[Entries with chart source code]
►
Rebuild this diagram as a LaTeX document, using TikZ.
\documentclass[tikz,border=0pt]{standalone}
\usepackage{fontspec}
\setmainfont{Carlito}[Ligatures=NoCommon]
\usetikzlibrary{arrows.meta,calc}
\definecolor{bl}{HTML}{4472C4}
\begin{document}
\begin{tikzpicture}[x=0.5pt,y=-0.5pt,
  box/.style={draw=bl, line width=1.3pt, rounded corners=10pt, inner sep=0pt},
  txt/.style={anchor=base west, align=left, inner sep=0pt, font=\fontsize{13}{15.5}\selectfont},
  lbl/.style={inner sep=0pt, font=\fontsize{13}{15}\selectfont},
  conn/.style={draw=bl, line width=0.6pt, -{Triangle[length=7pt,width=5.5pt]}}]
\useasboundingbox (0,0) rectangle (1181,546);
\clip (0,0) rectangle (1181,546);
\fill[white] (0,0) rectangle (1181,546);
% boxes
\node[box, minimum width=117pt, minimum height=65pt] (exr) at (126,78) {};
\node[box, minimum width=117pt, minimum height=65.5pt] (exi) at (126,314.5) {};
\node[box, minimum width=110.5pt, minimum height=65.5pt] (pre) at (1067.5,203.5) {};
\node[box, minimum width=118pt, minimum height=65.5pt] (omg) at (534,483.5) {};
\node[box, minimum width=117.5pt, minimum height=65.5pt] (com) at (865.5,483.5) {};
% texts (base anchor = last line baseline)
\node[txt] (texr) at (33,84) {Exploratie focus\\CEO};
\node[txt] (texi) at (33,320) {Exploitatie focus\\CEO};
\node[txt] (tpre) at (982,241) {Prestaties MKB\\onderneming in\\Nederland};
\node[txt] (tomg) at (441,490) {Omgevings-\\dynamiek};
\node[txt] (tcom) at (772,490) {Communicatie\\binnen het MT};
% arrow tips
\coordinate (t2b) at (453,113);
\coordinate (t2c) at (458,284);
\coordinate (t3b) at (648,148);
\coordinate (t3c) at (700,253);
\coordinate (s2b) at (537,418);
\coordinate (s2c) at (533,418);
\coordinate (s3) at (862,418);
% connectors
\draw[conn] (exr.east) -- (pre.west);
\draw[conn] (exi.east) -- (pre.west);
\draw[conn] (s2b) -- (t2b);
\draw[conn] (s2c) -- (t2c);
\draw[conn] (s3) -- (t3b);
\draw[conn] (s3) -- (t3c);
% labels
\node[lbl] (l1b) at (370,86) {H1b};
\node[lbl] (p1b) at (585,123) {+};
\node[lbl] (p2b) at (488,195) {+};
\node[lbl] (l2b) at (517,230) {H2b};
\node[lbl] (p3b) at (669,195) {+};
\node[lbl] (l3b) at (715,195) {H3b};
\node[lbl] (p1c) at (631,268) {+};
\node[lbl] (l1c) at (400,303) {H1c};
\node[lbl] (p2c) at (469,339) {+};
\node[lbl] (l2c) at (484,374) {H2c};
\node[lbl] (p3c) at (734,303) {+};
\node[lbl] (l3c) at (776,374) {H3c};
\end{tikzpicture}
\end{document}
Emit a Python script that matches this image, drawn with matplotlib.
◄
**TASK DESCRIPTION:**
Quote the whole listing above, leaving nothing out.

**RIGHT ANSWER:**
Rebuild this diagram as a LaTeX document, using TikZ.
\documentclass[tikz,border=0pt]{standalone}
\usepackage{fontspec}
\setmainfont{Carlito}[Ligatures=NoCommon]
\usetikzlibrary{arrows.meta,calc}
\definecolor{bl}{HTML}{4472C4}
\begin{document}
\begin{tikzpicture}[x=0.5pt,y=-0.5pt,
  box/.style={draw=bl, line width=1.3pt, rounded corners=10pt, inner sep=0pt},
  txt/.style={anchor=base west, align=left, inner sep=0pt, font=\fontsize{13}{15.5}\selectfont},
  lbl/.style={inner sep=0pt, font=\fontsize{13}{15}\selectfont},
  conn/.style={draw=bl, line width=0.6pt, -{Triangle[length=7pt,width=5.5pt]}}]
\useasboundingbox (0,0) rectangle (1181,546);
\clip (0,0) rectangle (1181,546);
\fill[white] (0,0) rectangle (1181,546);
% boxes
\node[box, minimum width=117pt, minimum height=65pt] (exr) at (126,78) {};
\node[box, minimum width=117pt, minimum height=65.5pt] (exi) at (126,314.5) {};
\node[box, minimum width=110.5pt, minimum height=65.5pt] (pre) at (1067.5,203.5) {};
\node[box, minimum width=118pt, minimum height=65.5pt] (omg) at (534,483.5) {};
\node[box, minimum width=117.5pt, minimum height=65.5pt] (com) at (865.5,483.5) {};
% texts (base anchor = last line baseline)
\node[txt] (texr) at (33,84) {Exploratie focus\\CEO};
\node[txt] (texi) at (33,320) {Exploitatie focus\\CEO};
\node[txt] (tpre) at (982,241) {Prestaties MKB\\onderneming in\\Nederland};
\node[txt] (tomg) at (441,490) {Omgevings-\\dynamiek};
\node[txt] (tcom) at (772,490) {Communicatie\\binnen het MT};
% arrow tips
\coordinate (t2b) at (453,113);
\coordinate (t2c) at (458,284);
\coordinate (t3b) at (648,148);
\coordinate (t3c) at (700,253);
\coordinate (s2b) at (537,418);
\coordinate (s2c) at (533,418);
\coordinate (s3) at (862,418);
% connectors
\draw[conn] (exr.east) -- (pre.west);
\draw[conn] (exi.east) -- (pre.west);
\draw[conn] (s2b) -- (t2b);
\draw[conn] (s2c) -- (t2c);
\draw[conn] (s3) -- (t3b);
\draw[conn] (s3) -- (t3c);
% labels
\node[lbl] (l1b) at (370,86) {H1b};
\node[lbl] (p1b) at (585,123) {+};
\node[lbl] (p2b) at (488,195) {+};
\node[lbl] (l2b) at (517,230) {H2b};
\node[lbl] (p3b) at (669,195) {+};
\node[lbl] (l3b) at (715,195) {H3b};
\node[lbl] (p1c) at (631,268) {+};
\node[lbl] (l1c) at (400,303) {H1c};
\node[lbl] (p2c) at (469,339) {+};
\node[lbl] (l2c) at (484,374) {H2c};
\node[lbl] (p3c) at (734,303) {+};
\node[lbl] (l3c) at (776,374) {H3c};
\end{tikzpicture}
\end{document}
Emit a Python script that matches this image, drawn with matplotlib.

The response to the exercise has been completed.